Financials: income, expenses & job costing
Financialsis your shop’s money tool, built for the bench, not the desk. It shows what came in, what went out, and the part no spreadsheet gives you: what each blade actually cost to make versus what it sold for. It is a paid feature, found under Dashboard → Financials. It is cash-basis and deliberately simple, so it is not accounting software, and BladeOS still never touches your money (see How payments work).
Your income counts itself
Every time you mark a commission or product-order milestone paid, that is already a dated, itemized income record. Financials reads those directly, so your revenue is there with nothing new to type. All you add by hand is anything you sold off BladeOS, so the picture stays honest.
- On-platform sales are counted automatically from your paid milestones (see Commissions & milestones).
- Add off-platform sales (a show, a local sale, Etsy, cash) so your totals reflect everything you actually sold.
Log an expense in two taps
Expense capture is where the real work is, so it is built to be fast and glove-friendly. An amount and a category are all you need; everything else is optional.
- Quick-add takes an amount and a category. The date defaults to today, and vendor, a note, a receipt photo, and a link to a build are all optional.
- Recurring costs like shop power, rent, or propane can post themselves each period, or sit ready for a one-tap repeat.
- Vendors and materials you have used before come back as one-tap presets, so common buys prefill for you.
- Snap a receipt (photo or PDF) and it is attached to the expense.
Track materials and stock
Add the steel, handle blocks, and belts you buy as stock lots. When you use some on a build, log it, and Financials draws the cost from that lot and lowers what is on hand. This is always optional, so you can be as loose or as precise as you like.
- A lot records what you paid, how much you bought, and its unit, so a per-unit cost falls out automatically.
- Set a low-stock level and Financials nudges you when a lot runs low.
- Consuming from a lot can attach that material cost to a specific blade, which powers real per-piece costing below.
What each blade really cost
This is the heart of Financials. For any build it adds up your materials, direct expenses, and optional overhead, then compares that to the sale price, so you see two honest margins:
- Cash margin, the money in versus the money out. Your own time is left out on purpose.
- True margin, the same figure with your own hours costed in at your shop rate, shown as a clearly separate line.
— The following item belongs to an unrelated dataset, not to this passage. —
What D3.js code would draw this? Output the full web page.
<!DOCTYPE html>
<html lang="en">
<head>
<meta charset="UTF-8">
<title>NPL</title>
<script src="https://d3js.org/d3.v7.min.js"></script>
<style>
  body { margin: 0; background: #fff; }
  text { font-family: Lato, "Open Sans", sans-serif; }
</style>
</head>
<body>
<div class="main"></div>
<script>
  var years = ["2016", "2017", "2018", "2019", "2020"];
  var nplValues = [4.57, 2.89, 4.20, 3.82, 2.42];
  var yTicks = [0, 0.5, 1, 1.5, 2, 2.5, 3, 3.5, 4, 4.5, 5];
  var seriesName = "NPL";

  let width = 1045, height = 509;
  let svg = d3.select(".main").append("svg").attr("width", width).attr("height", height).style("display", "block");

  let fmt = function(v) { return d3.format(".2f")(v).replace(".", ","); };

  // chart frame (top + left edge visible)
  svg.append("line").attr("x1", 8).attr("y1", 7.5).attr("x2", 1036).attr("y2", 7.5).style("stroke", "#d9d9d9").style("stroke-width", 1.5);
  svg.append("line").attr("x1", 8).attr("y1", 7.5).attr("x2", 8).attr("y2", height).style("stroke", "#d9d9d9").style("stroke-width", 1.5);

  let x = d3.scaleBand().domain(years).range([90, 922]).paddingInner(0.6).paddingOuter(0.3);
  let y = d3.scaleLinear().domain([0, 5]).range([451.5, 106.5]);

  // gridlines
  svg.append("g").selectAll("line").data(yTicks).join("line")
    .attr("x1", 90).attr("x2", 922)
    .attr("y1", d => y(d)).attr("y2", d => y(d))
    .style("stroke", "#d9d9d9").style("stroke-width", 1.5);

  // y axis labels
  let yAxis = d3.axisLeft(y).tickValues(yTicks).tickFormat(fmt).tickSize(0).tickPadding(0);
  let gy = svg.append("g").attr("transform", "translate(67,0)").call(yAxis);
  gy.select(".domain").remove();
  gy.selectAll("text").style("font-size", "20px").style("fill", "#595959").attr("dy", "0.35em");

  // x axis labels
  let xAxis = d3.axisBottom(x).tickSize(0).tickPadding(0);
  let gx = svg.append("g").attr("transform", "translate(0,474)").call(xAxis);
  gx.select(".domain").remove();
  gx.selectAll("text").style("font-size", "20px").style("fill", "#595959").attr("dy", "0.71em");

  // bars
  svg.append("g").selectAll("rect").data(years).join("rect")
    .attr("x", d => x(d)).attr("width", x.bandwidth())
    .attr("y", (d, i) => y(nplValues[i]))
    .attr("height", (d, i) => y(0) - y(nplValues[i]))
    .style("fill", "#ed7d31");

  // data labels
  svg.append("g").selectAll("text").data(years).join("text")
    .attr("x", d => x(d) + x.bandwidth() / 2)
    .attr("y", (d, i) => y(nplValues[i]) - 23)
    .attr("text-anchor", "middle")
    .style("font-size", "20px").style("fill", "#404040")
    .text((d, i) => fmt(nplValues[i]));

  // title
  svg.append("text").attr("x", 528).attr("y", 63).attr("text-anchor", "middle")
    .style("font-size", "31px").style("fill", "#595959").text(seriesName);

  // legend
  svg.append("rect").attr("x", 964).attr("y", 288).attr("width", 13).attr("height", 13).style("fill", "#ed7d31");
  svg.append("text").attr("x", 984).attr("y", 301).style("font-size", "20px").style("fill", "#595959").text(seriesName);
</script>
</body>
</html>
The money-pit finder on the dashboard ranks your builds worst margin first, so the pieces quietly losing you money are easy to spot. And the moment logged costs on a build cross its price, you get an underwater alert, the save-your-bacon warning while there is still time to act.
Equipment and helping hands
- Equipment, track your grinder, forge, or press, with optional service-due reminders by time or by use, and a maintenance log whose cost flows into your expenses.
- Staff, add anyone who works the forge and their pay rate, so their time can be costed into a build. Wages you actually pay out stay a separate expense, so the two are never mixed up.
Alerts that reach you
A bell in your dashboard keeps the important things in front of you: a build going underwater, low stock, service coming due, a payment that has gone unpaid and is aging, and a monthly "your numbers are in" summary. If you have notifications on, the underwater and aging alerts also reach you by email.
Hand it to your accountant
When it is time to do taxes, export a full transactions file or a tidy year-end summary as a spreadsheet, ready for your accountant. If you collect sales tax, you can turn on optional tax fields; Financials records the amounts and totals them, but it does not calculate tax for you.
Who can see it
Money is sensitive, so Financials is visible only to you (the forge owner) and any staff you explicitly grant access. It is part of a paid plan; see the plans article for what your plan includes.